Update: Since this interview took place, it has now been revealed that one of the principal police officers on the scene allegedly has a history of violence and racism. Sheku Bayoh’s family have now called on Police Scotland to explain why an officer with this apparent background was allowed to remain on patrol.

N: Of course, there needs to be some resistance on that. So SABLE has relaunched this week. Is there a new direction you’re seeking to take it in? How is it breaking from the old?

K: Well instead of just a literary magazine, it’s now a magazine for creatives, so we are definitely having more visual art in there, amongst other things. The design is also completely different and it’s looking great. We are going to have a limited edition print issue, as well as an online issue, which will consist of a free teaser, and then a full digital issue that won’t be free. So there are lots of new things happening. Don’t ask me how I’m going to implement them all – I’m doing a doctorate. But they will happen, because they have to happen in light of the way things are going.
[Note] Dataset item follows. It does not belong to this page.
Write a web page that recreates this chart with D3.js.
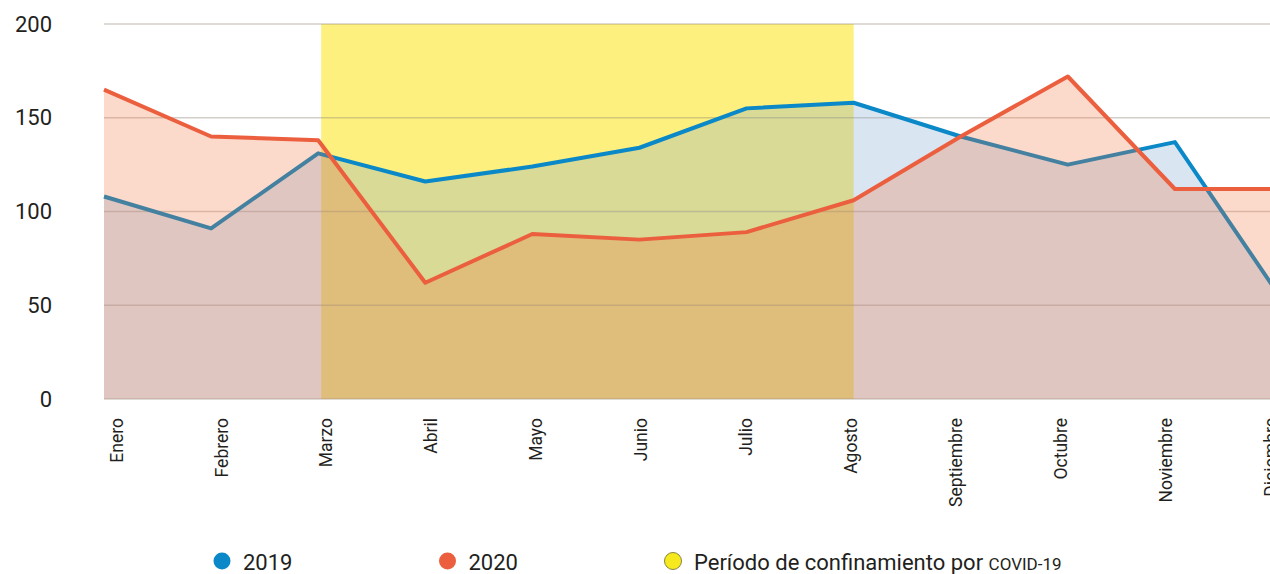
<!DOCTYPE html>
<html>
<head>
<meta charset="utf-8">
<script src="https://cdn.jsdelivr.net/npm/d3@7"></script>
<style>
  html, body { margin: 0; padding: 0; background: #fff; }
  svg { display: block; }
  .ylab text { font-family: Roboto, sans-serif; font-size: 22px; fill: #231f20; }
  .xlab text { font-family: Roboto, sans-serif; font-size: 17.5px; fill: #231f20; }
  .legend text { font-family: Roboto, sans-serif; font-size: 22px; fill: #231f20; }
</style>
</head>
<body>
<svg id="chart" width="1270" height="574"></svg>
<script>
// datos
const months = ['Enero', 'Febrero', 'Marzo', 'Abril', 'Mayo', 'Junio',
                'Julio', 'Agosto', 'Septiembre', 'Octubre', 'Noviembre', 'Diciembre'];
const values2019 = [108, 91, 131, 116, 124, 134, 155, 158, 140, 125, 137, 53];
const values2020 = [165, 140, 138, 62, 88, 85, 89, 106, 140, 172, 112, 112];
const yTicks = [0, 50, 100, 150, 200];
const lockdown = ['Marzo', 'Agosto'];
const legendLabels = ['2019', '2020', 'Período de confinamiento por COVID-19'];

const colors = { y2019: '#0a88c7', y2020: '#eb5f3f', band: '#fdf07e' };

const svg = d3.select('#chart');

// escalas
const x = d3.scalePoint().domain(months).range([104, 1282]);
const xLabel = d3.scalePoint().domain(months).range([116, 1270]);
const y = d3.scaleLinear().domain([0, 200]).range([399, 24]);

const series = months.map((m, i) => ({ m, a: values2019[i], b: values2020[i] }));

// periodo de confinamiento
svg.append('rect')
  .attr('x', x(lockdown[0]) + 3)
  .attr('y', y(200))
  .attr('width', x(lockdown[1]) - x(lockdown[0]) - 3)
  .attr('height', y(0) - y(200))
  .attr('fill', colors.band);

// rejilla
svg.append('g')
  .selectAll('line')
  .data(yTicks)
  .join('line')
    .attr('x1', x(months[0]))
    .attr('x2', 1270)
    .attr('y1', d => y(d))
    .attr('y2', d => y(d))
    .attr('stroke', 'rgba(140,130,110,0.38)')
    .attr('stroke-width', 1.6);

const area = key => d3.area()
  .x(d => x(d.m))
  .y0(y(0))
  .y1(d => y(d[key]));
const line = key => d3.line()
  .x(d => x(d.m))
  .y(d => y(d[key]));

// 2019
svg.append('path')
  .datum(series)
  .attr('d', area('a'))
  .attr('fill', 'rgb(123,162,208)')
  .attr('fill-opacity', 0.28);
svg.append('path')
  .datum(series)
  .attr('d', line('a'))
  .attr('fill', 'none')
  .attr('stroke', colors.y2019)
  .attr('stroke-width', 4)
  .attr('stroke-linejoin', 'round');

// 2020
svg.append('path')
  .datum(series)
  .attr('d', area('b'))
  .attr('fill', '#f46c30')
  .attr('fill-opacity', 0.25);
svg.append('path')
  .datum(series)
  .attr('d', line('b'))
  .attr('fill', 'none')
  .attr('stroke', colors.y2020)
  .attr('stroke-width', 4)
  .attr('stroke-linejoin', 'round');

// eje Y
svg.append('g')
  .attr('class', 'ylab')
  .attr('transform', 'translate(52,0)')
  .call(d3.axisLeft(y).tickValues(yTicks).tickSize(0).tickPadding(0))
  .call(g => g.select('.domain').remove());

// eje X
svg.append('g')
  .attr('class', 'xlab')
  .attr('transform', 'translate(0,418)')
  .call(d3.axisBottom(xLabel).tickSize(0))
  .call(g => g.select('.domain').remove())
  .selectAll('text')
    .attr('transform', 'rotate(-90)')
    .attr('x', 0)
    .attr('y', 0)
    .attr('dy', '0.35em')
    .style('text-anchor', 'end');

// leyenda
const legendColors = [colors.y2019, colors.y2020, '#f6ea1e'];
const lg = svg.append('g')
  .attr('class', 'legend')
  .selectAll('g')
  .data(legendLabels)
  .join('g')
    .attr('transform', (d, i) => `translate(${222 + i * 225.5},561)`);
lg.append('circle')
  .attr('r', 8.5)
  .attr('fill', (d, i) => legendColors[i])
  .attr('stroke', (d, i) => i === 2 ? '#8a8440' : 'none')
  .attr('stroke-width', 1);
lg.append('text')
  .attr('x', 21)
  .attr('y', 8.5)
  .each(function(d) {
    const t = d3.select(this);
    const parts = d.split('COVID-19');
    t.append('tspan').text(parts[0]);
    if (parts.length > 1) {
      t.append('tspan').style('font-size', '17px').text('COVID-19');
    }
  });
</script>
</body>
</html>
N: Definitely, and I like the fact that you’re broadening the scope beyond literature because there’s plenty more material that can and should go in there.

K: Yes, that’s why I have to bring in more editors because they’ll all have their own ideas, so that way it’s not just coming from my head.

N: And on a final note, is there anything you would like to mention or promote?

K: Well of course SABLE, and literary directed projects in The Gambia. Kwame Dawes already has the African Poetry Book Fund in the USA so I set up one of the libraries in The Gambia with him and we’re hoping to do a literary festival in 2016. I’m also still looking to build my literary retreat in The Gambia, which has been put on hold whilst I’ve been doing other things, but it’s going to happen.